Some have suggested the story has garnered so much coverage because it is the summer, or ‘silly season’, when there is a dearth of substantial news items. It has also been fanned by one or two interesting sub-plots, most notably some customarily colourful remarks by the CEO of the Whole Foods Market retail chain, John Mackey, on the integrity of some of the products his company sells –hardly the best timing for such candour. Also, the ownership of Duchy Originals, the company set up by organic champion HRH The Prince of Wales, has been a subject of speculation, a further reminder that organic sales have been on the slide.


And before the dust had begun to settle, the Department for Environment, Food and Rural Affairs (DEFRA) published its UK Food Security Assessment and launched a major consultation on the future of the UK food supply.


At the end of a difficult ten days, it was a perfect opportunity for the Soil Association to articulate the sustainability benefits of organic farming and get away from the health question.

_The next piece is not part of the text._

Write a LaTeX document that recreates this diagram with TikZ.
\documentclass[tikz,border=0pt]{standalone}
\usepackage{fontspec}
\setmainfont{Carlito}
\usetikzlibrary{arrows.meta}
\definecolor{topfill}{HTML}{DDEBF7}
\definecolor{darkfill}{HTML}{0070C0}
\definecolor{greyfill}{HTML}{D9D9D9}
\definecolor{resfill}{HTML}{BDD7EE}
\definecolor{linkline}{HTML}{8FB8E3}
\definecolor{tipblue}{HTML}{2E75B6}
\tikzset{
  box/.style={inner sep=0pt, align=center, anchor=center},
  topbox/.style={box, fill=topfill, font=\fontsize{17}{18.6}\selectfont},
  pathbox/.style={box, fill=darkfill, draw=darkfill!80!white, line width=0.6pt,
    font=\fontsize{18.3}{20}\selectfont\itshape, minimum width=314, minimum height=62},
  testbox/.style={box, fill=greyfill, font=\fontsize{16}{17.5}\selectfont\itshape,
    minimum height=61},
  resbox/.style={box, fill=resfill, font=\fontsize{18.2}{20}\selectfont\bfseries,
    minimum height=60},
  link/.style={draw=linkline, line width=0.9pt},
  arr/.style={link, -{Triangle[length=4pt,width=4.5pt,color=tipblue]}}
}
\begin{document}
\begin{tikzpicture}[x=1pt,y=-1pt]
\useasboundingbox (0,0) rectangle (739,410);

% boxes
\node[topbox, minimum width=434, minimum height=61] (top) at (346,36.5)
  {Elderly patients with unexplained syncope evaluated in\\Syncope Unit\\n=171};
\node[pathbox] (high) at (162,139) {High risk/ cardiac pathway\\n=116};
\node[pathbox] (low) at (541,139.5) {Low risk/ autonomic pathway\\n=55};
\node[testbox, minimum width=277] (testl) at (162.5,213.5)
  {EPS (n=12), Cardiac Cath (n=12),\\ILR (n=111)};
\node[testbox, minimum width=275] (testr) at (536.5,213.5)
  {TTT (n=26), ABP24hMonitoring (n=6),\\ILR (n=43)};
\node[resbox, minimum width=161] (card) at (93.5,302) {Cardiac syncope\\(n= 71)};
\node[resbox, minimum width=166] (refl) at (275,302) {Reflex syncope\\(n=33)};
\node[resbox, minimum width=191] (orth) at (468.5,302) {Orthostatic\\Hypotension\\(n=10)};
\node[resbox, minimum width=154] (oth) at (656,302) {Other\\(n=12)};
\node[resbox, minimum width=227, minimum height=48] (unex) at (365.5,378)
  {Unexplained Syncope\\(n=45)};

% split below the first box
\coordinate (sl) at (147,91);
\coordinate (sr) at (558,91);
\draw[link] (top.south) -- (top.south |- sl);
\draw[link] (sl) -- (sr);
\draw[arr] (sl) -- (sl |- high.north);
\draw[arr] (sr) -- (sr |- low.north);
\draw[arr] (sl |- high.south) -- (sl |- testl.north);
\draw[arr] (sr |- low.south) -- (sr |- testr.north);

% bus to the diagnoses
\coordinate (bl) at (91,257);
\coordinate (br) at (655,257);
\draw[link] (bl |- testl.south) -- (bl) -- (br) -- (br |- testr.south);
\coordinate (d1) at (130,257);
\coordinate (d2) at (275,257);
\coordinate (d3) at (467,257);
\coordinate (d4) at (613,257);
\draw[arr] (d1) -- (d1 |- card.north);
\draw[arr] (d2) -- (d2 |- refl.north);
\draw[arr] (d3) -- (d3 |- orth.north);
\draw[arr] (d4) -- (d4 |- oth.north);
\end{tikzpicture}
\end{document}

Soil Association policy advisor Helen Browning boldly said organic farming could deliver against three key sustainability criteria, namely making food systems less dependent on fossil fuels, more resilient in the face of climate change and able to contribute to the Government’s pledges on greenhouse gas emissions. However, she added that a recent report by Reading University had showed “organic farming could provide us with a far healthier and much more climate-friendly diet”.


Was the allusion to health rather admirable chutzpah, poor judgment or simply force of habit? We don’t know. But whether the organic sector can continue to make casual references to health benefits is definitely open to question. It could be a habit it will have to kick.